- [Required task] Every line below should be repeated exactly.

- [Dataset entries]

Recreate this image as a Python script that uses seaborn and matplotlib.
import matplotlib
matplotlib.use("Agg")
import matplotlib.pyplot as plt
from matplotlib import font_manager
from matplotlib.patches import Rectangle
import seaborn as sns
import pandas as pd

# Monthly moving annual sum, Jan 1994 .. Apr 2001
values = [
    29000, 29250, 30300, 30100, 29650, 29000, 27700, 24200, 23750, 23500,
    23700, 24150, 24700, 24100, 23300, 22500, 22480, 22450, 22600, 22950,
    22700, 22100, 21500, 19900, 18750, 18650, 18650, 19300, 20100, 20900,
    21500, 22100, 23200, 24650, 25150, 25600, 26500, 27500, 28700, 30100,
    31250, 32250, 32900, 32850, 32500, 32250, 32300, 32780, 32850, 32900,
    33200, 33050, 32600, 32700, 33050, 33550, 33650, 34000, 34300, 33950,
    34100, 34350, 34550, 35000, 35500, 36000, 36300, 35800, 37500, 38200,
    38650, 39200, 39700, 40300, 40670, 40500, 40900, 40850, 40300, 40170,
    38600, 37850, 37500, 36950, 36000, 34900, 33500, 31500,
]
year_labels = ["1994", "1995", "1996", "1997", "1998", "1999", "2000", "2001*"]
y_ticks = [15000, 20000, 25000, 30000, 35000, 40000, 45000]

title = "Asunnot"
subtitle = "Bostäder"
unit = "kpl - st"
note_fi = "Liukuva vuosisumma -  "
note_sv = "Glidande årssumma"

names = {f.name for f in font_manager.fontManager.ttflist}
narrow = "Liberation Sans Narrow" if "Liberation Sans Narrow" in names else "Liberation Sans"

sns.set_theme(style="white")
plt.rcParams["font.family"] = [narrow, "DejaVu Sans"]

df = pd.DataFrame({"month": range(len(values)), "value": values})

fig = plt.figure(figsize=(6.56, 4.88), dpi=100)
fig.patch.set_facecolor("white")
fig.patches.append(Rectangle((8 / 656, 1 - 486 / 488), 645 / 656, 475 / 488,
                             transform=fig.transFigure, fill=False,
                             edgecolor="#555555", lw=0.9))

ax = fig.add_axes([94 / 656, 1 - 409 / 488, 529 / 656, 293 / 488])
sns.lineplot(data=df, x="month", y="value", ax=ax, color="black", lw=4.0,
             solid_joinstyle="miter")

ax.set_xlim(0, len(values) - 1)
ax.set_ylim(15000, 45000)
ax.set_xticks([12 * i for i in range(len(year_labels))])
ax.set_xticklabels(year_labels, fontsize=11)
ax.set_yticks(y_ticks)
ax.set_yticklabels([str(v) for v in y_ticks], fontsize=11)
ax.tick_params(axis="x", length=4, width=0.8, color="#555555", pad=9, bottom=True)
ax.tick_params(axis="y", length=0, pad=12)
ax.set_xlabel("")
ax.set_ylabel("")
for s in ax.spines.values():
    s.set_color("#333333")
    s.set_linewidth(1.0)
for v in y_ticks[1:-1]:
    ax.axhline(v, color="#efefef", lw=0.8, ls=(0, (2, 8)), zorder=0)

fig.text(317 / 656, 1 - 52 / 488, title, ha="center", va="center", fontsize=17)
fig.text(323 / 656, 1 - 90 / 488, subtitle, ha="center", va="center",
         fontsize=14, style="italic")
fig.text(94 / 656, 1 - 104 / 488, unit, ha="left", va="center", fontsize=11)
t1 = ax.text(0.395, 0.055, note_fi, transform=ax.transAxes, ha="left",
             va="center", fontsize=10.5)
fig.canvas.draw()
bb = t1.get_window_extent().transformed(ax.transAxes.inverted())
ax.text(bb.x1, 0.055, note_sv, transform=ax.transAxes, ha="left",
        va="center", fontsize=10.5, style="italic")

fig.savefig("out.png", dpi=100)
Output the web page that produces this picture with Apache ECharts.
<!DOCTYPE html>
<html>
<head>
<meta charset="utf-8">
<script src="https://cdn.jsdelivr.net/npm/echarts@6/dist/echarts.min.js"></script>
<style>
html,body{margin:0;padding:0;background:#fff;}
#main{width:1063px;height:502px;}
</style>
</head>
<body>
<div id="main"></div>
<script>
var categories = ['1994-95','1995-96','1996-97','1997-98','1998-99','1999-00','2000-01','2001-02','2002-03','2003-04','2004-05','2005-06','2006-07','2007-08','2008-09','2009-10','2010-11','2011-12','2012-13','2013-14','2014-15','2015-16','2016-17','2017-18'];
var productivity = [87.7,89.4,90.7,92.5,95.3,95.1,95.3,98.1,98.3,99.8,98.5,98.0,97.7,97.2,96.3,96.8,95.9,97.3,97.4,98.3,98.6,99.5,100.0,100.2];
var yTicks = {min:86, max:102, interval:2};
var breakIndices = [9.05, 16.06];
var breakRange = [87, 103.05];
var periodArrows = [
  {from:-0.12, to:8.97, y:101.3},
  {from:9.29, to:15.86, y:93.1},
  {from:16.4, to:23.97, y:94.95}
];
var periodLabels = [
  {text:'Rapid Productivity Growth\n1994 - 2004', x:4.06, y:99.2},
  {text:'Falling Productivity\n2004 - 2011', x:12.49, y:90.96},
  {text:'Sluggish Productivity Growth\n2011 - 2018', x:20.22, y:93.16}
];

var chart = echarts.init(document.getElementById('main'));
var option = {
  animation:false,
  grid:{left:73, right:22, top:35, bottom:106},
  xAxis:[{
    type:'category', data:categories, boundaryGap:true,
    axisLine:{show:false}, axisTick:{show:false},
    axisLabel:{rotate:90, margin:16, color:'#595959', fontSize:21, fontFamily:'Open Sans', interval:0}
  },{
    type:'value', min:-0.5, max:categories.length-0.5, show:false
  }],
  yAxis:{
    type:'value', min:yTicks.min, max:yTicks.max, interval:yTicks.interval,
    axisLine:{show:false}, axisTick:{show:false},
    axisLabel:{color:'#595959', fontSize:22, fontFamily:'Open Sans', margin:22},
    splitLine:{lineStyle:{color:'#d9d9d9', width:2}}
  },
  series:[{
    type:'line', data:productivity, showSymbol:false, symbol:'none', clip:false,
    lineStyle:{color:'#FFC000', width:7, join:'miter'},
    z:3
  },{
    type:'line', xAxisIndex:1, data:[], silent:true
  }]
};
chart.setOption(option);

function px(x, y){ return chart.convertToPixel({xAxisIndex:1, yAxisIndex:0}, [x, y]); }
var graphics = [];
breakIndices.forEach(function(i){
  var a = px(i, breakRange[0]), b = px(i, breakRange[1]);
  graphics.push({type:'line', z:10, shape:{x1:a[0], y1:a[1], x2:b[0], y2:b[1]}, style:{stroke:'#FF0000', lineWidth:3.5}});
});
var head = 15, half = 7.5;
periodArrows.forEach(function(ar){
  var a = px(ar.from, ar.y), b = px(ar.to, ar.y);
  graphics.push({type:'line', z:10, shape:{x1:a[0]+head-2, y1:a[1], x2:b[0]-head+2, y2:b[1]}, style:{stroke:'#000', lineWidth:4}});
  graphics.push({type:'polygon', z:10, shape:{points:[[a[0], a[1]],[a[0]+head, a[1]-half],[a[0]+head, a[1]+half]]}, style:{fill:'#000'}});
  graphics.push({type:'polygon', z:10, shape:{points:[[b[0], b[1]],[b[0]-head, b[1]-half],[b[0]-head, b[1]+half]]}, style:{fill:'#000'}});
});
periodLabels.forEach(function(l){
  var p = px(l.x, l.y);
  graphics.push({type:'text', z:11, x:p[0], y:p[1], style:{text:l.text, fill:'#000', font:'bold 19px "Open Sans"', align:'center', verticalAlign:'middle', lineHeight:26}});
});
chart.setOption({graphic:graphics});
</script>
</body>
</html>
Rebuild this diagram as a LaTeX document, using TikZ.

- [Solution to the exercise]
Recreate this image as a Python script that uses seaborn and matplotlib.
import matplotlib
matplotlib.use("Agg")
import matplotlib.pyplot as plt
from matplotlib import font_manager
from matplotlib.patches import Rectangle
import seaborn as sns
import pandas as pd

# Monthly moving annual sum, Jan 1994 .. Apr 2001
values = [
    29000, 29250, 30300, 30100, 29650, 29000, 27700, 24200, 23750, 23500,
    23700, 24150, 24700, 24100, 23300, 22500, 22480, 22450, 22600, 22950,
    22700, 22100, 21500, 19900, 18750, 18650, 18650, 19300, 20100, 20900,
    21500, 22100, 23200, 24650, 25150, 25600, 26500, 27500, 28700, 30100,
    31250, 32250, 32900, 32850, 32500, 32250, 32300, 32780, 32850, 32900,
    33200, 33050, 32600, 32700, 33050, 33550, 33650, 34000, 34300, 33950,
    34100, 34350, 34550, 35000, 35500, 36000, 36300, 35800, 37500, 38200,
    38650, 39200, 39700, 40300, 40670, 40500, 40900, 40850, 40300, 40170,
    38600, 37850, 37500, 36950, 36000, 34900, 33500, 31500,
]
year_labels = ["1994", "1995", "1996", "1997", "1998", "1999", "2000", "2001*"]
y_ticks = [15000, 20000, 25000, 30000, 35000, 40000, 45000]

title = "Asunnot"
subtitle = "Bostäder"
unit = "kpl - st"
note_fi = "Liukuva vuosisumma -  "
note_sv = "Glidande årssumma"

names = {f.name for f in font_manager.fontManager.ttflist}
narrow = "Liberation Sans Narrow" if "Liberation Sans Narrow" in names else "Liberation Sans"

sns.set_theme(style="white")
plt.rcParams["font.family"] = [narrow, "DejaVu Sans"]

df = pd.DataFrame({"month": range(len(values)), "value": values})

fig = plt.figure(figsize=(6.56, 4.88), dpi=100)
fig.patch.set_facecolor("white")
fig.patches.append(Rectangle((8 / 656, 1 - 486 / 488), 645 / 656, 475 / 488,
                             transform=fig.transFigure, fill=False,
                             edgecolor="#555555", lw=0.9))

ax = fig.add_axes([94 / 656, 1 - 409 / 488, 529 / 656, 293 / 488])
sns.lineplot(data=df, x="month", y="value", ax=ax, color="black", lw=4.0,
             solid_joinstyle="miter")

ax.set_xlim(0, len(values) - 1)
ax.set_ylim(15000, 45000)
ax.set_xticks([12 * i for i in range(len(year_labels))])
ax.set_xticklabels(year_labels, fontsize=11)
ax.set_yticks(y_ticks)
ax.set_yticklabels([str(v) for v in y_ticks], fontsize=11)
ax.tick_params(axis="x", length=4, width=0.8, color="#555555", pad=9, bottom=True)
ax.tick_params(axis="y", length=0, pad=12)
ax.set_xlabel("")
ax.set_ylabel("")
for s in ax.spines.values():
    s.set_color("#333333")
    s.set_linewidth(1.0)
for v in y_ticks[1:-1]:
    ax.axhline(v, color="#efefef", lw=0.8, ls=(0, (2, 8)), zorder=0)

fig.text(317 / 656, 1 - 52 / 488, title, ha="center", va="center", fontsize=17)
fig.text(323 / 656, 1 - 90 / 488, subtitle, ha="center", va="center",
         fontsize=14, style="italic")
fig.text(94 / 656, 1 - 104 / 488, unit, ha="left", va="center", fontsize=11)
t1 = ax.text(0.395, 0.055, note_fi, transform=ax.transAxes, ha="left",
             va="center", fontsize=10.5)
fig.canvas.draw()
bb = t1.get_window_extent().transformed(ax.transAxes.inverted())
ax.text(bb.x1, 0.055, note_sv, transform=ax.transAxes, ha="left",
        va="center", fontsize=10.5, style="italic")

fig.savefig("out.png", dpi=100)
Output the web page that produces this picture with Apache ECharts.
<!DOCTYPE html>
<html>
<head>
<meta charset="utf-8">
<script src="https://cdn.jsdelivr.net/npm/echarts@6/dist/echarts.min.js"></script>
<style>
html,body{margin:0;padding:0;background:#fff;}
#main{width:1063px;height:502px;}
</style>
</head>
<body>
<div id="main"></div>
<script>
var categories = ['1994-95','1995-96','1996-97','1997-98','1998-99','1999-00','2000-01','2001-02','2002-03','2003-04','2004-05','2005-06','2006-07','2007-08','2008-09','2009-10','2010-11','2011-12','2012-13','2013-14','2014-15','2015-16','2016-17','2017-18'];
var productivity = [87.7,89.4,90.7,92.5,95.3,95.1,95.3,98.1,98.3,99.8,98.5,98.0,97.7,97.2,96.3,96.8,95.9,97.3,97.4,98.3,98.6,99.5,100.0,100.2];
var yTicks = {min:86, max:102, interval:2};
var breakIndices = [9.05, 16.06];
var breakRange = [87, 103.05];
var periodArrows = [
  {from:-0.12, to:8.97, y:101.3},
  {from:9.29, to:15.86, y:93.1},
  {from:16.4, to:23.97, y:94.95}
];
var periodLabels = [
  {text:'Rapid Productivity Growth\n1994 - 2004', x:4.06, y:99.2},
  {text:'Falling Productivity\n2004 - 2011', x:12.49, y:90.96},
  {text:'Sluggish Productivity Growth\n2011 - 2018', x:20.22, y:93.16}
];

var chart = echarts.init(document.getElementById('main'));
var option = {
  animation:false,
  grid:{left:73, right:22, top:35, bottom:106},
  xAxis:[{
    type:'category', data:categories, boundaryGap:true,
    axisLine:{show:false}, axisTick:{show:false},
    axisLabel:{rotate:90, margin:16, color:'#595959', fontSize:21, fontFamily:'Open Sans', interval:0}
  },{
    type:'value', min:-0.5, max:categories.length-0.5, show:false
  }],
  yAxis:{
    type:'value', min:yTicks.min, max:yTicks.max, interval:yTicks.interval,
    axisLine:{show:false}, axisTick:{show:false},
    axisLabel:{color:'#595959', fontSize:22, fontFamily:'Open Sans', margin:22},
    splitLine:{lineStyle:{color:'#d9d9d9', width:2}}
  },
  series:[{
    type:'line', data:productivity, showSymbol:false, symbol:'none', clip:false,
    lineStyle:{color:'#FFC000', width:7, join:'miter'},
    z:3
  },{
    type:'line', xAxisIndex:1, data:[], silent:true
  }]
};
chart.setOption(option);

function px(x, y){ return chart.convertToPixel({xAxisIndex:1, yAxisIndex:0}, [x, y]); }
var graphics = [];
breakIndices.forEach(function(i){
  var a = px(i, breakRange[0]), b = px(i, breakRange[1]);
  graphics.push({type:'line', z:10, shape:{x1:a[0], y1:a[1], x2:b[0], y2:b[1]}, style:{stroke:'#FF0000', lineWidth:3.5}});
});
var head = 15, half = 7.5;
periodArrows.forEach(function(ar){
  var a = px(ar.from, ar.y), b = px(ar.to, ar.y);
  graphics.push({type:'line', z:10, shape:{x1:a[0]+head-2, y1:a[1], x2:b[0]-head+2, y2:b[1]}, style:{stroke:'#000', lineWidth:4}});
  graphics.push({type:'polygon', z:10, shape:{points:[[a[0], a[1]],[a[0]+head, a[1]-half],[a[0]+head, a[1]+half]]}, style:{fill:'#000'}});
  graphics.push({type:'polygon', z:10, shape:{points:[[b[0], b[1]],[b[0]-head, b[1]-half],[b[0]-head, b[1]+half]]}, style:{fill:'#000'}});
});
periodLabels.forEach(function(l){
  var p = px(l.x, l.y);
  graphics.push({type:'text', z:11, x:p[0], y:p[1], style:{text:l.text, fill:'#000', font:'bold 19px "Open Sans"', align:'center', verticalAlign:'middle', lineHeight:26}});
});
chart.setOption({graphic:graphics});
</script>
</body>
</html>
Rebuild this diagram as a LaTeX document, using TikZ.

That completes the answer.